- _TASK PROMPT_: Everything in the listing should be restated word for word.

Begin RECORDED INFORMATION

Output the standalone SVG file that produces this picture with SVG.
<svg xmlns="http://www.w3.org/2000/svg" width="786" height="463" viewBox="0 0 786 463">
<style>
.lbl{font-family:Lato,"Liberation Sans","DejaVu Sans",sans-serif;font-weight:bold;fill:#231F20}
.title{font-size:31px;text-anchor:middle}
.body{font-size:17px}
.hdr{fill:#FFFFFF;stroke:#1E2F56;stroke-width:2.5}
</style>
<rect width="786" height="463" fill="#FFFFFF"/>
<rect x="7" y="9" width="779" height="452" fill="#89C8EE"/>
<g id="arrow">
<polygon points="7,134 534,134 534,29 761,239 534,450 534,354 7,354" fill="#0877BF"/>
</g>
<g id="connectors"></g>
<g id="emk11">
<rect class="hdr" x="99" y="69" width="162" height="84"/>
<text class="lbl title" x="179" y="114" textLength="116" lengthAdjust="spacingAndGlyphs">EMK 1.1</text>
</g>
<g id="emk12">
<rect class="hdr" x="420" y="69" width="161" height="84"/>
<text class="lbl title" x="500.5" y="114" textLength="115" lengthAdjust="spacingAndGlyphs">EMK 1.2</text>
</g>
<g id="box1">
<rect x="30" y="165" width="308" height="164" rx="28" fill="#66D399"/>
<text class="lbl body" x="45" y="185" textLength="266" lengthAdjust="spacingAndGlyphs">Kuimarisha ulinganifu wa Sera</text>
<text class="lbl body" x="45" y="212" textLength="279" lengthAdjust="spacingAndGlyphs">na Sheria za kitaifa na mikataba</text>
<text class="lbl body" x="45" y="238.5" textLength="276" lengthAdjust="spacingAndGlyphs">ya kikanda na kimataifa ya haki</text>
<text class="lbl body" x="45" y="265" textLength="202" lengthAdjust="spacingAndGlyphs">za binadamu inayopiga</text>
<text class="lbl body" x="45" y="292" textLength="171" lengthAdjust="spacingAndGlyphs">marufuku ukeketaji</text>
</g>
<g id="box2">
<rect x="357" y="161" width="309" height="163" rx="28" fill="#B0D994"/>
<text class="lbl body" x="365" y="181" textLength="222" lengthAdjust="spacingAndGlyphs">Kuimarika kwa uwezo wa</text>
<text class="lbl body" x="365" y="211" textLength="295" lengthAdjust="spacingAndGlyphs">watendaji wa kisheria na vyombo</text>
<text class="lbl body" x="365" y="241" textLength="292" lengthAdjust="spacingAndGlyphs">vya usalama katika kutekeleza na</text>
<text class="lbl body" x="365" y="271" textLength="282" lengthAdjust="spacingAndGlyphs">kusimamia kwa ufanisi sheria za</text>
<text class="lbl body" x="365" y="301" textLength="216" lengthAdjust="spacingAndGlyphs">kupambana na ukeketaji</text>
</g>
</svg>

End RECORDED INFORMATION

- _RESPONSE BELOW_:
Output the standalone SVG file that produces this picture with SVG.
<svg xmlns="http://www.w3.org/2000/svg" width="786" height="463" viewBox="0 0 786 463">
<style>
.lbl{font-family:Lato,"Liberation Sans","DejaVu Sans",sans-serif;font-weight:bold;fill:#231F20}
.title{font-size:31px;text-anchor:middle}
.body{font-size:17px}
.hdr{fill:#FFFFFF;stroke:#1E2F56;stroke-width:2.5}
</style>
<rect width="786" height="463" fill="#FFFFFF"/>
<rect x="7" y="9" width="779" height="452" fill="#89C8EE"/>
<g id="arrow">
<polygon points="7,134 534,134 534,29 761,239 534,450 534,354 7,354" fill="#0877BF"/>
</g>
<g id="connectors"></g>
<g id="emk11">
<rect class="hdr" x="99" y="69" width="162" height="84"/>
<text class="lbl title" x="179" y="114" textLength="116" lengthAdjust="spacingAndGlyphs">EMK 1.1</text>
</g>
<g id="emk12">
<rect class="hdr" x="420" y="69" width="161" height="84"/>
<text class="lbl title" x="500.5" y="114" textLength="115" lengthAdjust="spacingAndGlyphs">EMK 1.2</text>
</g>
<g id="box1">
<rect x="30" y="165" width="308" height="164" rx="28" fill="#66D399"/>
<text class="lbl body" x="45" y="185" textLength="266" lengthAdjust="spacingAndGlyphs">Kuimarisha ulinganifu wa Sera</text>
<text class="lbl body" x="45" y="212" textLength="279" lengthAdjust="spacingAndGlyphs">na Sheria za kitaifa na mikataba</text>
<text class="lbl body" x="45" y="238.5" textLength="276" lengthAdjust="spacingAndGlyphs">ya kikanda na kimataifa ya haki</text>
<text class="lbl body" x="45" y="265" textLength="202" lengthAdjust="spacingAndGlyphs">za binadamu inayopiga</text>
<text class="lbl body" x="45" y="292" textLength="171" lengthAdjust="spacingAndGlyphs">marufuku ukeketaji</text>
</g>
<g id="box2">
<rect x="357" y="161" width="309" height="163" rx="28" fill="#B0D994"/>
<text class="lbl body" x="365" y="181" textLength="222" lengthAdjust="spacingAndGlyphs">Kuimarika kwa uwezo wa</text>
<text class="lbl body" x="365" y="211" textLength="295" lengthAdjust="spacingAndGlyphs">watendaji wa kisheria na vyombo</text>
<text class="lbl body" x="365" y="241" textLength="292" lengthAdjust="spacingAndGlyphs">vya usalama katika kutekeleza na</text>
<text class="lbl body" x="365" y="271" textLength="282" lengthAdjust="spacingAndGlyphs">kusimamia kwa ufanisi sheria za</text>
<text class="lbl body" x="365" y="301" textLength="216" lengthAdjust="spacingAndGlyphs">kupambana na ukeketaji</text>
</g>
</svg>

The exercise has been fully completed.